» **Required work**
Restate each line word for word. Leave out every picture.

» **Provided material**
>>

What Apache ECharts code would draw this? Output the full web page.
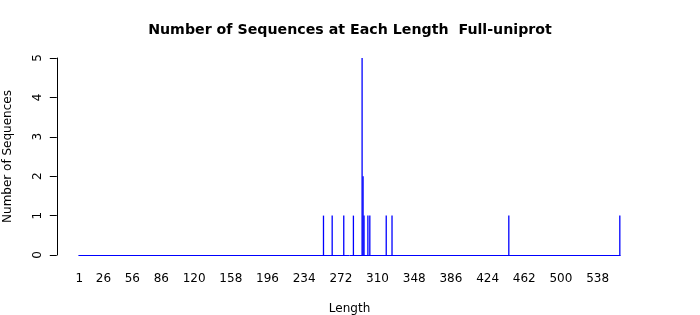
<!DOCTYPE html>
<html>
<head>
<meta charset="utf-8">
<script src="https://cdn.jsdelivr.net/npm/echarts@6/dist/echarts.min.js"></script>
<style>html,body{margin:0;padding:0;background:#fff;}#c{width:700px;height:315px;}</style>
</head>
<body>
<div id="c"></div>
<script>
// Data
var lengths = [254, 263, 275, 285, 294, 295, 296, 300, 302, 319, 325, 446, 561];
var counts  = [1,   1,   1,   1,   5,   2,   1,   1,   1,   1,   1,   1,   1];
var xTickLabels = [1, 26, 56, 86, 120, 158, 196, 234, 272, 310, 348, 386, 424, 462, 500, 538];
var yTicks = [0, 1, 2, 3, 4, 5];
var titleText = 'Number of Sequences at Each Length  Full-uniprot';

var FONT = 'DejaVu Sans';
var pairs = lengths.map(function (l, i) { return [l, counts[i]]; });

var chart = echarts.init(document.getElementById('c'), null, {renderer: 'canvas'});
chart.setOption({
  animation: false,
  backgroundColor: '#ffffff',
  title: {
    text: titleText,
    left: 'center',
    top: 18,
    textStyle: {fontFamily: FONT, fontSize: 14.2, fontWeight: 'bold', color: '#000'}
  },
  grid: {left: 78.8, top: 58, width: 541.5, height: 197, containLabel: false, outerBoundsMode: 'none'},
  xAxis: {
    type: 'value',
    min: 0.5,
    max: 561.5,
    name: 'Length',
    nameLocation: 'middle',
    nameGap: 48,
    nameTextStyle: {fontFamily: FONT, fontSize: 12, color: '#000'},
    axisLine: {show: true, lineStyle: {color: '#0000ff', width: 1}},
    axisTick: {show: false},
    splitLine: {show: false},
    axisLabel: {
      customValues: xTickLabels,
      margin: 18,
      fontFamily: FONT, fontSize: 12, color: '#000'
    }
  },
  yAxis: {
    type: 'value',
    min: 0,
    max: 5,
    interval: 1,
    offset: 22,
    name: 'Number of Sequences',
    nameLocation: 'middle',
    nameGap: 43,
    nameTextStyle: {fontFamily: FONT, fontSize: 12, color: '#000'},
    axisLine: {show: true, lineStyle: {color: '#000', width: 1}},
    axisTick: {show: true, length: 7, lineStyle: {color: '#000'}},
    splitLine: {show: false},
    axisLabel: {
      customValues: yTicks,
      rotate: 90,
      margin: 13,
      fontFamily: FONT, fontSize: 12, color: '#000'
    }
  },
  series: [{
    type: 'bar',
    data: pairs,
    barWidth: 1.3,
    itemStyle: {color: '#0000ff'}
  }]
});
</script>
</body>
</html>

<<

» **The solution**
What Apache ECharts code would draw this? Output the full web page.
<!DOCTYPE html>
<html>
<head>
<meta charset="utf-8">
<script src="https://cdn.jsdelivr.net/npm/echarts@6/dist/echarts.min.js"></script>
<style>html,body{margin:0;padding:0;background:#fff;}#c{width:700px;height:315px;}</style>
</head>
<body>
<div id="c"></div>
<script>
// Data
var lengths = [254, 263, 275, 285, 294, 295, 296, 300, 302, 319, 325, 446, 561];
var counts  = [1,   1,   1,   1,   5,   2,   1,   1,   1,   1,   1,   1,   1];
var xTickLabels = [1, 26, 56, 86, 120, 158, 196, 234, 272, 310, 348, 386, 424, 462, 500, 538];
var yTicks = [0, 1, 2, 3, 4, 5];
var titleText = 'Number of Sequences at Each Length  Full-uniprot';

var FONT = 'DejaVu Sans';
var pairs = lengths.map(function (l, i) { return [l, counts[i]]; });

var chart = echarts.init(document.getElementById('c'), null, {renderer: 'canvas'});
chart.setOption({
  animation: false,
  backgroundColor: '#ffffff',
  title: {
    text: titleText,
    left: 'center',
    top: 18,
    textStyle: {fontFamily: FONT, fontSize: 14.2, fontWeight: 'bold', color: '#000'}
  },
  grid: {left: 78.8, top: 58, width: 541.5, height: 197, containLabel: false, outerBoundsMode: 'none'},
  xAxis: {
    type: 'value',
    min: 0.5,
    max: 561.5,
    name: 'Length',
    nameLocation: 'middle',
    nameGap: 48,
    nameTextStyle: {fontFamily: FONT, fontSize: 12, color: '#000'},
    axisLine: {show: true, lineStyle: {color: '#0000ff', width: 1}},
    axisTick: {show: false},
    splitLine: {show: false},
    axisLabel: {
      customValues: xTickLabels,
      margin: 18,
      fontFamily: FONT, fontSize: 12, color: '#000'
    }
  },
  yAxis: {
    type: 'value',
    min: 0,
    max: 5,
    interval: 1,
    offset: 22,
    name: 'Number of Sequences',
    nameLocation: 'middle',
    nameGap: 43,
    nameTextStyle: {fontFamily: FONT, fontSize: 12, color: '#000'},
    axisLine: {show: true, lineStyle: {color: '#000', width: 1}},
    axisTick: {show: true, length: 7, lineStyle: {color: '#000'}},
    splitLine: {show: false},
    axisLabel: {
      customValues: yTicks,
      rotate: 90,
      margin: 13,
      fontFamily: FONT, fontSize: 12, color: '#000'
    }
  },
  series: [{
    type: 'bar',
    data: pairs,
    barWidth: 1.3,
    itemStyle: {color: '#0000ff'}
  }]
});
</script>
</body>
</html>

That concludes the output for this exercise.